**Problem:** Leave out all pictures. Return exactly the lines from the top of the material through the line containing "0.014, 0.0021, 0.00081];".

**Information supplied:**
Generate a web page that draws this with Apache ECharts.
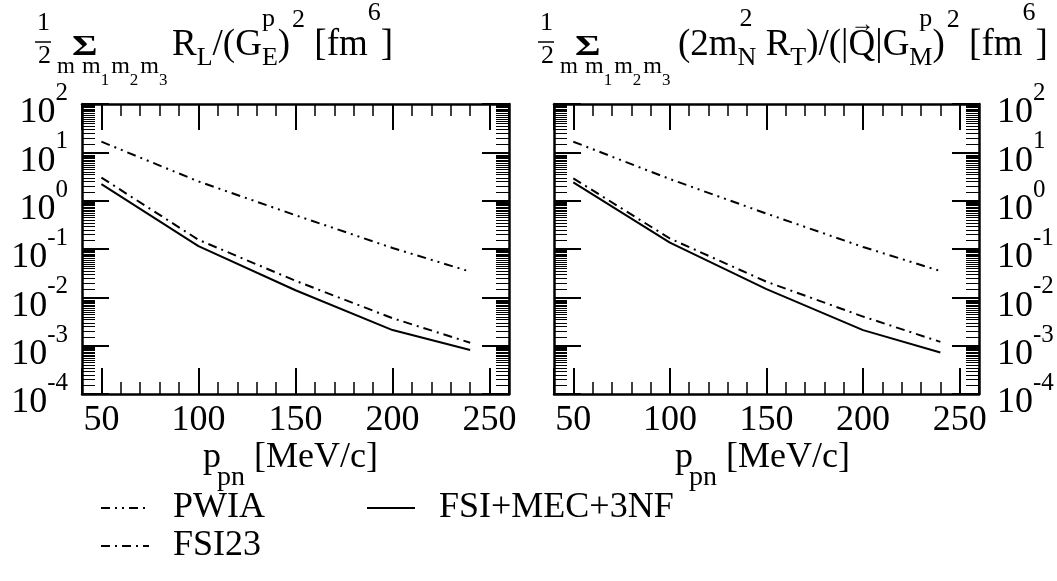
<!DOCTYPE html>
<html>
<head>
<meta charset="utf-8">
<script src="https://cdn.jsdelivr.net/npm/echarts@6/dist/echarts.min.js"></script>
<style>
  html, body { margin: 0; padding: 0; background: #fff; }
  #chart { width: 1057px; height: 581px; }
</style>
</head>
<body>
<div id="chart"></div>
<script>
// Momentum grid of the calculations [MeV/c]
const momentum = [50, 100, 150, 200, 240];

// Longitudinal response, summed over spin projections [fm^6]
const rlPWIA  = [16.6, 2.5, 0.5, 0.105, 0.034];
const rlFSI23 = [3.0, 0.155, 0.022, 0.0037, 0.00115];
const rlFull  = [2.2, 0.115, 0.014, 0.0021, 0.00081];

// Transverse response, summed over spin projections [fm^6]
const rtPWIA  = [16.6, 2.8, 0.54, 0.11, 0.035];
const rtFSI23 = [2.9, 0.165, 0.021, 0.0040, 0.0012];
const rtFull  = [2.4, 0.135, 0.0148, 0.0021, 0.00072];

const seriesNames = ['PWIA', 'FSI23', 'FSI+MEC+3NF'];
const xLabelValues = [50, 100, 150, 200, 250];
const decadeExponents = [-4, -3, -2, -1, 0, 1, 2];
// mantissas of the minor ticks drawn inside every decade
const minorMantissas = [1.5, 2, 2.5, 3, 3.5, 4, 4.5, 5, 5.5, 6, 6.5, 7, 7.5, 8, 8.5, 9, 9.5];

const SERIF = '"Liberation Serif", "Times New Roman", serif';
const BLACK = '#000';
const dashStyles = {
  'PWIA': [9, 5, 2, 5, 2, 5],
  'FSI23': [9, 5, 2, 5],
  'FSI+MEC+3NF': 'solid'
};

const chart = echarts.init(document.getElementById('chart'), null, { renderer: 'canvas' });

const gridBoxes = [
  { left: 82, top: 104, width: 427, height: 290 },
  { left: 554, top: 104, width: 425, height: 290 }
];

function xAxesFor(g) {
  const common = { gridIndex: g, type: 'value', min: 40, max: 260, splitLine: { show: false } };
  const frame = { show: true, onZero: false, lineStyle: { color: BLACK, width: 2.5 } };
  const longTick = { show: true, inside: true, length: 26, lineStyle: { color: BLACK, width: 2 } };
  const shortTick = { show: true, inside: true, length: 12, lineStyle: { color: BLACK, width: 1.5 } };
  return [
    Object.assign({}, common, {
      position: 'bottom', splitNumber: 5, axisLine: frame, axisTick: longTick,
      axisLabel: {
        show: true, margin: 9, fontFamily: SERIF, fontSize: 36, color: BLACK,
        formatter: v => (xLabelValues.indexOf(v) >= 0 ? String(v) : '')
      }
    }),
    Object.assign({}, common, {
      position: 'bottom', interval: 10, axisLine: { show: false }, axisTick: shortTick, axisLabel: { show: false }
    }),
    Object.assign({}, common, {
      position: 'top', splitNumber: 5, axisLine: frame, axisTick: longTick, axisLabel: { show: false }
    }),
    Object.assign({}, common, {
      position: 'top', interval: 10, axisLine: { show: false }, axisTick: shortTick, axisLabel: { show: false }
    })
  ];
}

function yAxesFor(g) {
  const common = {
    gridIndex: g, type: 'log', logBase: 10, min: 1e-4, max: 1e2, splitNumber: 6,
    splitLine: { show: false },
    axisLine: { show: true, onZero: false, lineStyle: { color: BLACK, width: 2.5 } },
    axisTick: { show: true, inside: true, length: 27, lineStyle: { color: BLACK, width: 2 } },
    axisLabel: { show: false }
  };
  return [
    Object.assign({}, common, { position: 'left' }),
    Object.assign({}, common, { position: 'right' })
  ];
}

function curve(name, values, g) {
  return {
    name: name, type: 'line', xAxisIndex: 4 * g, yAxisIndex: 2 * g,
    data: momentum.map((p, i) => [p, values[i]]),
    symbol: 'none', silent: true, animation: false,
    lineStyle: { color: BLACK, width: 2, type: dashStyles[name] },
    itemStyle: { color: BLACK }
  };
}

const legendText = { fontFamily: SERIF, fontSize: 36, color: BLACK, padding: [0, 0, 0, 19] };
const legendCommon = {
  left: 100, padding: 0, itemWidth: 48, itemHeight: 14, selectedMode: false,
  textStyle: legendText, itemStyle: { opacity: 0 }
};

chart.setOption({
  animation: false,
  backgroundColor: '#fff',
  grid: gridBoxes.map(b => Object.assign({ containLabel: false, outerBoundsMode: 'none' }, b)),
  xAxis: xAxesFor(0).concat(xAxesFor(1)),
  yAxis: yAxesFor(0).concat(yAxesFor(1)),
  legend: [
    Object.assign({ data: ['PWIA', 'FSI+MEC+3NF'], top: 490, itemGap: 101 }, legendCommon),
    Object.assign({ data: ['FSI23'], top: 528 }, legendCommon)
  ],
  series: [
    curve('PWIA', rlPWIA, 0), curve('FSI23', rlFSI23, 0), curve('FSI+MEC+3NF', rlFull, 0),
    curve('PWIA', rtPWIA, 1), curve('FSI23', rtFSI23, 1), curve('FSI+MEC+3NF', rtFull, 1)
  ]
});

// ---- typeset formula pieces -------------------------------------------
const measureCtx = document.createElement('canvas').getContext('2d');
function fontOf(size, weight) { return (weight || 'normal') + ' ' + size + 'px ' + SERIF; }
function textWidth(t, size, weight) { measureCtx.font = fontOf(size, weight); return measureCtx.measureText(t).width; }
function textEl(t, x, baseline, size, weight, sx) {
  return {
    type: 'text', x: x, y: baseline - 0.3375 * size, silent: true, scaleX: sx || 1,
    style: { text: t, font: fontOf(size, weight), fill: BLACK,
      align: 'left', verticalAlign: 'middle', textAlign: 'left', textVerticalAlign: 'middle' }
  };
}
// lay tokens out left to right; "stack" tokens share their slot with the next token
function flow(x, baseline, tokens) {
  const els = [];
  let cx = x, stackW = 0;
  tokens.forEach(tk => {
    const px = cx + (tk.dx || 0);
    els.push(textEl(tk.t, px, baseline + (tk.dy || 0), tk.s, tk.w));
    const wd = textWidth(tk.t, tk.s, tk.w) + (tk.dx || 0);
    if (tk.stack) { stackW = Math.max(stackW, wd); }
    else { cx += Math.max(wd, stackW) + (tk.gap || 0); stackW = 0; }
  });
  return els;
}
function spinSum(x0) {
  // ½ Σ over m, m1 m2 m3
  return [
    textEl('1', x0 + 2, 32, 26),
    { type: 'line', silent: true, shape: { x1: x0, y1: 42, x2: x0 + 16, y2: 42 }, style: { stroke: BLACK, lineWidth: 1.5 } },
    textEl('2', x0 + 3, 65, 26),
    textEl('m', x0 + 22, 75, 23),
    textEl('Σ', x0 + 37, 57, 30, 'bold', 1.3)
  ].concat(flow(x0 + 47, 75, [
    { t: 'm', s: 24 }, { t: '1', s: 17, dy: 11, gap: 2 },
    { t: 'm', s: 24 }, { t: '2', s: 17, dy: 11, gap: 2 },
    { t: 'm', s: 24 }, { t: '3', s: 17, dy: 11 }
  ]));
}
function momentumName(x) {
  return flow(x, 470, [
    { t: 'p', s: 36 }, { t: 'pn', s: 28, dy: 17, dx: -4 }, { t: ' [MeV/c]', s: 36 }
  ]);
}

const leftTitle = spinSum(35).concat(flow(172, 58, [
  { t: 'R', s: 37 }, { t: 'L', s: 26, dy: 9 }, { t: '/(G', s: 37 },
  { t: 'p', s: 26, dy: -30, stack: true }, { t: 'E', s: 26, dy: 9 },
  { t: ')', s: 37 }, { t: '2', s: 26, dy: -29, dx: 2 }, { t: ' [fm', s: 37 },
  { t: '6', s: 26, dy: -36 }, { t: ']', s: 37 }
]));
const rightTitle = spinSum(538).concat(flow(678, 58, [
  { t: '(2m', s: 37 }, { t: '2', s: 26, dy: -30, dx: 2, stack: true }, { t: 'N', s: 26, dy: 9 },
  { t: ' R', s: 37 }, { t: 'T', s: 26, dy: 9 }, { t: ')/(|', s: 37 },
  { t: '→', s: 24, dy: -25, dx: 2, stack: true }, { t: 'Q', s: 37 },
  { t: '|G', s: 37 }, { t: 'p', s: 26, dy: -30, dx: 10, stack: true }, { t: 'M', s: 26, dy: 9 },
  { t: ')', s: 37 }, { t: '2', s: 26, dy: -29, dx: 2 }, { t: ' [fm', s: 37 },
  { t: '6', s: 26, dy: -36 }, { t: ']', s: 37 }
]));

// ---- decade labels 10^n beside the frames, placed through the log scale ----
function powerLabels() {
  const els = [];
  decadeExponents.forEach(e => {
    const v = Math.pow(10, e);
    const sup = String(e);
    const wBase = textWidth('10', 36);
    const wSup = textWidth(sup, 25);
    const pl = chart.convertToPixel({ seriesIndex: 0 }, [40, v]);
    const pr = chart.convertToPixel({ seriesIndex: 3 }, [260, v]);
    // left plot: right-aligned 14 px left of the frame
    const xl = pl[0] - 14 - wBase - wSup;
    els.push(textEl('10', xl, pl[1] + 21, 36), textEl(sup, xl + wBase, pl[1] - 2, 25));
    // right plot: left-aligned 18 px right of the frame
    const xr = pr[0] + 18;
    els.push(textEl('10', xr, pr[1] + 21, 36), textEl(sup, xr + wBase, pr[1] - 2, 25));
  });
  return els;
}

// ---- logarithmic minor ticks on both vertical frame sides --------------
function minorYTicks() {
  const els = [];
  [0, 1].forEach(g => {
    const finder = { seriesIndex: 3 * g };
    for (let e = -4; e < 2; e++) {
      minorMantissas.forEach(m => {
        const v = m * Math.pow(10, e);
        const pl = chart.convertToPixel(finder, [40, v]);
        const pr = chart.convertToPixel(finder, [260, v]);
        const y = Math.round(pl[1]) + 0.5;
        els.push({ type: 'line', silent: true, shape: { x1: pl[0], y1: y, x2: pl[0] + 13, y2: y }, style: { stroke: BLACK, lineWidth: 1 } });
        els.push({ type: 'line', silent: true, shape: { x1: pr[0] - 13, y1: y, x2: pr[0], y2: y }, style: { stroke: BLACK, lineWidth: 1 } });
      });
    }
  });
  return els;
}

chart.setOption({
  graphic: [{
    type: 'group', silent: true,
    children: leftTitle.concat(rightTitle, momentumName(203), momentumName(675), powerLabels(), minorYTicks())
  }]
});
</script>
</body>
</html>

**Output:**
Generate a web page that draws this with Apache ECharts.
<!DOCTYPE html>
<html>
<head>
<meta charset="utf-8">
<script src="https://cdn.jsdelivr.net/npm/echarts@6/dist/echarts.min.js"></script>
<style>
  html, body { margin: 0; padding: 0; background: #fff; }
  #chart { width: 1057px; height: 581px; }
</style>
</head>
<body>
<div id="chart"></div>
<script>
// Momentum grid of the calculations [MeV/c]
const momentum = [50, 100, 150, 200, 240];

// Longitudinal response, summed over spin projections [fm^6]
const rlPWIA  = [16.6, 2.5, 0.5, 0.105, 0.034];
const rlFSI23 = [3.0, 0.155, 0.022, 0.0037, 0.00115];
const rlFull  = [2.2, 0.115, 0.014, 0.0021, 0.00081];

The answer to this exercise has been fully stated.